[start RECORD EXCERPTS]

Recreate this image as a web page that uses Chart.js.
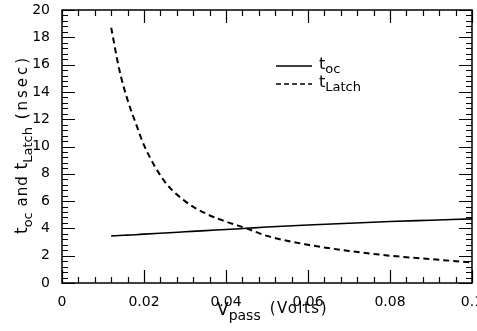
<!DOCTYPE html>
<html><head><meta charset="utf-8">
<script src="https://cdn.jsdelivr.net/npm/chart.js@4"></script>
<style>html,body{margin:0;padding:0;background:#fff}#w{width:477px;height:331px}</style>
</head><body><div id="w"><canvas id="c"></canvas></div>
<script>
const vpass   = [0.012,0.014,0.016,0.018,0.02,0.025,0.03,0.035,0.04,0.045,0.05,0.06,0.07,0.08,0.09,0.1];
const tOc     = [3.45,3.48,3.51,3.54,3.58,3.66,3.75,3.84,3.92,4.01,4.1,4.25,4.38,4.5,4.6,4.7];
const tLatch  = [18.7,15.6,13.4,11.7,10.1,7.45,6.0,5.1,4.5,4.0,3.45,2.8,2.35,2.0,1.75,1.5];
const xTicks  = [0,0.02,0.04,0.06,0.08,0.1];
const xTickLabels = ['0','0.02','0.04','0.06','0.08','0.1'];
const yTicks  = [0,2,4,6,8,10,12,14,16,18,20];
const yTickLabels = ['0','2','4','6','8','10','12','14','16','18','20'];
const seriesNames = [['t','oc'],['t','Latch']];

const FONT = 'DejaVu Sans';
const frame = {
  id:'frame',
  afterDraw(chart){
    const {ctx, chartArea:a, scales:{x,y}} = chart;
    ctx.save();
    ctx.strokeStyle='#000'; ctx.lineWidth=1.5;
    ctx.strokeRect(a.left, a.top, a.right-a.left, a.bottom-a.top);
    ctx.lineWidth=1.2;
    for(let i=0;i<=25;i++){
      const v=i*0.004; const px=Math.round(x.getPixelForValue(v))+0.5;
      const L = (i%5===0)?13:6;
      ctx.beginPath();
      ctx.moveTo(px,a.bottom); ctx.lineTo(px,a.bottom-L);
      ctx.moveTo(px,a.top); ctx.lineTo(px,a.top+L);
      ctx.stroke();
    }
    for(let i=0;i<=50;i++){
      const v=i*0.4; const py=Math.round(y.getPixelForValue(v))+0.5;
      const L = (i%5===0)?13:6;
      ctx.beginPath();
      ctx.moveTo(a.left,py); ctx.lineTo(a.left+L,py);
      ctx.moveTo(a.right,py); ctx.lineTo(a.right-L,py);
      ctx.stroke();
    }
    ctx.fillStyle='#000'; ctx.textBaseline='alphabetic'; ctx.textAlign='left';
    // x title
    let cx = 217, by = 315;
    ctx.font='17px '+FONT;
    ctx.fillText('V', cx, by); cx += ctx.measureText('V').width;
    ctx.font='14px '+FONT; ctx.fillText('pass', cx, by+5); cx += ctx.measureText('pass').width + 9;
    ctx.font='15px '+FONT; ctx.letterSpacing='1.5px';
    ctx.fillText('(Volts)', cx, by-2);
    ctx.letterSpacing='0px';
    // y title rotated
    ctx.save();
    ctx.translate(27, 234); ctx.rotate(-Math.PI/2);
    let ty=0;
    const parts=[['t',17,0,'0px'],['oc',13,5,'0px'],[' and ',15,0,'1px'],['t',17,0,'0px'],['Latch',13,5,'0px'],[' (nsec)',15,0,'3px']];
    for(const [s,fs,dy,ls] of parts){ ctx.font=fs+'px '+FONT; ctx.letterSpacing=ls; ctx.fillText(s, ty, dy); ty+=ctx.measureText(s).width; }
    ctx.letterSpacing='0px';
    ctx.restore();
    // legend
    const items=[{y:66,dash:[]},{y:84,dash:[5,3]}];
    items.forEach((it,i)=>{
      ctx.setLineDash(it.dash); ctx.lineWidth=1.6;
      ctx.beginPath(); ctx.moveTo(276,it.y); ctx.lineTo(312,it.y); ctx.stroke();
      ctx.setLineDash([]);
      let lx=319;
      ctx.font='16px '+FONT; ctx.fillText(seriesNames[i][0], lx, it.y+3); lx+=ctx.measureText(seriesNames[i][0]).width;
      ctx.font='13px '+FONT; ctx.fillText(seriesNames[i][1], lx, it.y+7);
    });
    ctx.restore();
  }
};

new Chart(document.getElementById('c'), {
  type:'line',
  data:{datasets:[
    {label:'toc', data:vpass.map((v,i)=>({x:v,y:tOc[i]})), borderColor:'#000', borderWidth:1.6, pointRadius:0, fill:false, cubicInterpolationMode:'monotone'},
    {label:'tLatch', data:vpass.map((v,i)=>({x:v,y:tLatch[i]})), borderColor:'#000', borderWidth:2, borderDash:[6,4], pointRadius:0, fill:false, cubicInterpolationMode:'monotone'}
  ]},
  options:{
    responsive:true, maintainAspectRatio:false, animation:false,
    layout:{padding:{top:10,right:5,left:0,bottom:0}},
    plugins:{legend:{display:false},tooltip:{enabled:false}},
    scales:{
      x:{type:'linear',min:0,max:0.1,
        afterBuildTicks(s){s.ticks=xTicks.map(v=>({value:v}));},
        afterFit(s){s.height=48; s.paddingLeft=0; s.paddingRight=0;},
        grid:{display:false}, border:{display:false},
        ticks:{color:'#000',font:{family:FONT,size:14},padding:3,maxRotation:0,autoSkip:false,
          callback:(v,i)=>xTickLabels[i]}},
      y:{type:'linear',min:0,max:20,
        afterBuildTicks(s){s.ticks=yTicks.map(v=>({value:v}));},
        afterFit(s){s.width=62; s.paddingTop=0; s.paddingBottom=0;},
        grid:{display:false}, border:{display:false},
        ticks:{color:'#000',font:{family:FONT,size:14},padding:4,autoSkip:false,
          callback:(v,i)=>yTickLabels[i]}}
    }
  },
  plugins:[frame]
});
</script></body></html>
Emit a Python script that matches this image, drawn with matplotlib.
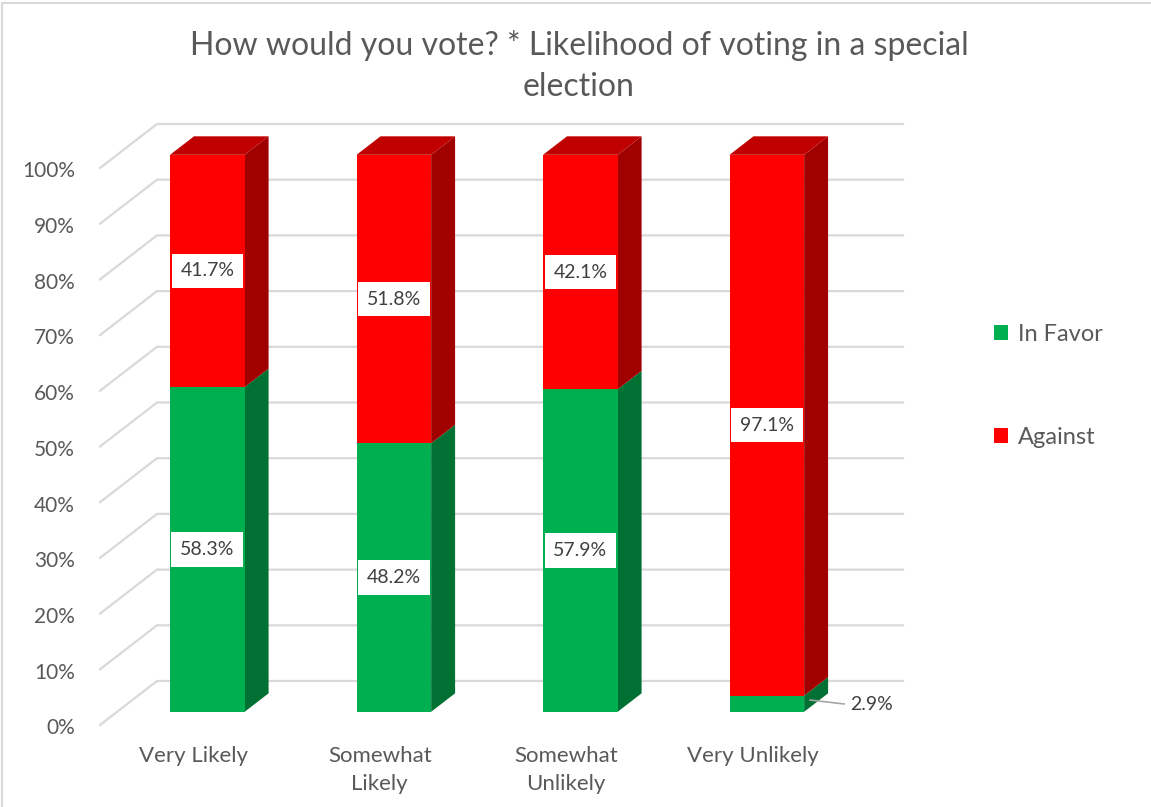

[end RECORD EXCERPTS]

**DESCRIPTION OF THE TASK**
Exclude all images and restate the records above word for word.

**RESULT FOR THIS EXERCISE**
Recreate this image as a web page that uses Chart.js.
<!DOCTYPE html>
<html><head><meta charset="utf-8">
<script src="https://cdn.jsdelivr.net/npm/chart.js@4"></script>
<style>html,body{margin:0;padding:0;background:#fff}#w{width:477px;height:331px}</style>
</head><body><div id="w"><canvas id="c"></canvas></div>
<script>
const vpass   = [0.012,0.014,0.016,0.018,0.02,0.025,0.03,0.035,0.04,0.045,0.05,0.06,0.07,0.08,0.09,0.1];
const tOc     = [3.45,3.48,3.51,3.54,3.58,3.66,3.75,3.84,3.92,4.01,4.1,4.25,4.38,4.5,4.6,4.7];
const tLatch  = [18.7,15.6,13.4,11.7,10.1,7.45,6.0,5.1,4.5,4.0,3.45,2.8,2.35,2.0,1.75,1.5];
const xTicks  = [0,0.02,0.04,0.06,0.08,0.1];
const xTickLabels = ['0','0.02','0.04','0.06','0.08','0.1'];
const yTicks  = [0,2,4,6,8,10,12,14,16,18,20];
const yTickLabels = ['0','2','4','6','8','10','12','14','16','18','20'];
const seriesNames = [['t','oc'],['t','Latch']];

const FONT = 'DejaVu Sans';
const frame = {
  id:'frame',
  afterDraw(chart){
    const {ctx, chartArea:a, scales:{x,y}} = chart;
    ctx.save();
    ctx.strokeStyle='#000'; ctx.lineWidth=1.5;
    ctx.strokeRect(a.left, a.top, a.right-a.left, a.bottom-a.top);
    ctx.lineWidth=1.2;
    for(let i=0;i<=25;i++){
      const v=i*0.004; const px=Math.round(x.getPixelForValue(v))+0.5;
      const L = (i%5===0)?13:6;
      ctx.beginPath();
      ctx.moveTo(px,a.bottom); ctx.lineTo(px,a.bottom-L);
      ctx.moveTo(px,a.top); ctx.lineTo(px,a.top+L);
      ctx.stroke();
    }
    for(let i=0;i<=50;i++){
      const v=i*0.4; const py=Math.round(y.getPixelForValue(v))+0.5;
      const L = (i%5===0)?13:6;
      ctx.beginPath();
      ctx.moveTo(a.left,py); ctx.lineTo(a.left+L,py);
      ctx.moveTo(a.right,py); ctx.lineTo(a.right-L,py);
      ctx.stroke();
    }
    ctx.fillStyle='#000'; ctx.textBaseline='alphabetic'; ctx.textAlign='left';
    // x title
    let cx = 217, by = 315;
    ctx.font='17px '+FONT;
    ctx.fillText('V', cx, by); cx += ctx.measureText('V').width;
    ctx.font='14px '+FONT; ctx.fillText('pass', cx, by+5); cx += ctx.measureText('pass').width + 9;
    ctx.font='15px '+FONT; ctx.letterSpacing='1.5px';
    ctx.fillText('(Volts)', cx, by-2);
    ctx.letterSpacing='0px';
    // y title rotated
    ctx.save();
    ctx.translate(27, 234); ctx.rotate(-Math.PI/2);
    let ty=0;
    const parts=[['t',17,0,'0px'],['oc',13,5,'0px'],[' and ',15,0,'1px'],['t',17,0,'0px'],['Latch',13,5,'0px'],[' (nsec)',15,0,'3px']];
    for(const [s,fs,dy,ls] of parts){ ctx.font=fs+'px '+FONT; ctx.letterSpacing=ls; ctx.fillText(s, ty, dy); ty+=ctx.measureText(s).width; }
    ctx.letterSpacing='0px';
    ctx.restore();
    // legend
    const items=[{y:66,dash:[]},{y:84,dash:[5,3]}];
    items.forEach((it,i)=>{
      ctx.setLineDash(it.dash); ctx.lineWidth=1.6;
      ctx.beginPath(); ctx.moveTo(276,it.y); ctx.lineTo(312,it.y); ctx.stroke();
      ctx.setLineDash([]);
      let lx=319;
      ctx.font='16px '+FONT; ctx.fillText(seriesNames[i][0], lx, it.y+3); lx+=ctx.measureText(seriesNames[i][0]).width;
      ctx.font='13px '+FONT; ctx.fillText(seriesNames[i][1], lx, it.y+7);
    });
    ctx.restore();
  }
};

new Chart(document.getElementById('c'), {
  type:'line',
  data:{datasets:[
    {label:'toc', data:vpass.map((v,i)=>({x:v,y:tOc[i]})), borderColor:'#000', borderWidth:1.6, pointRadius:0, fill:false, cubicInterpolationMode:'monotone'},
    {label:'tLatch', data:vpass.map((v,i)=>({x:v,y:tLatch[i]})), borderColor:'#000', borderWidth:2, borderDash:[6,4], pointRadius:0, fill:false, cubicInterpolationMode:'monotone'}
  ]},
  options:{
    responsive:true, maintainAspectRatio:false, animation:false,
    layout:{padding:{top:10,right:5,left:0,bottom:0}},
    plugins:{legend:{display:false},tooltip:{enabled:false}},
    scales:{
      x:{type:'linear',min:0,max:0.1,
        afterBuildTicks(s){s.ticks=xTicks.map(v=>({value:v}));},
        afterFit(s){s.height=48; s.paddingLeft=0; s.paddingRight=0;},
        grid:{display:false}, border:{display:false},
        ticks:{color:'#000',font:{family:FONT,size:14},padding:3,maxRotation:0,autoSkip:false,
          callback:(v,i)=>xTickLabels[i]}},
      y:{type:'linear',min:0,max:20,
        afterBuildTicks(s){s.ticks=yTicks.map(v=>({value:v}));},
        afterFit(s){s.width=62; s.paddingTop=0; s.paddingBottom=0;},
        grid:{display:false}, border:{display:false},
        ticks:{color:'#000',font:{family:FONT,size:14},padding:4,autoSkip:false,
          callback:(v,i)=>yTickLabels[i]}}
    }
  },
  plugins:[frame]
});
</script></body></html>
Emit a Python script that matches this image, drawn with matplotlib.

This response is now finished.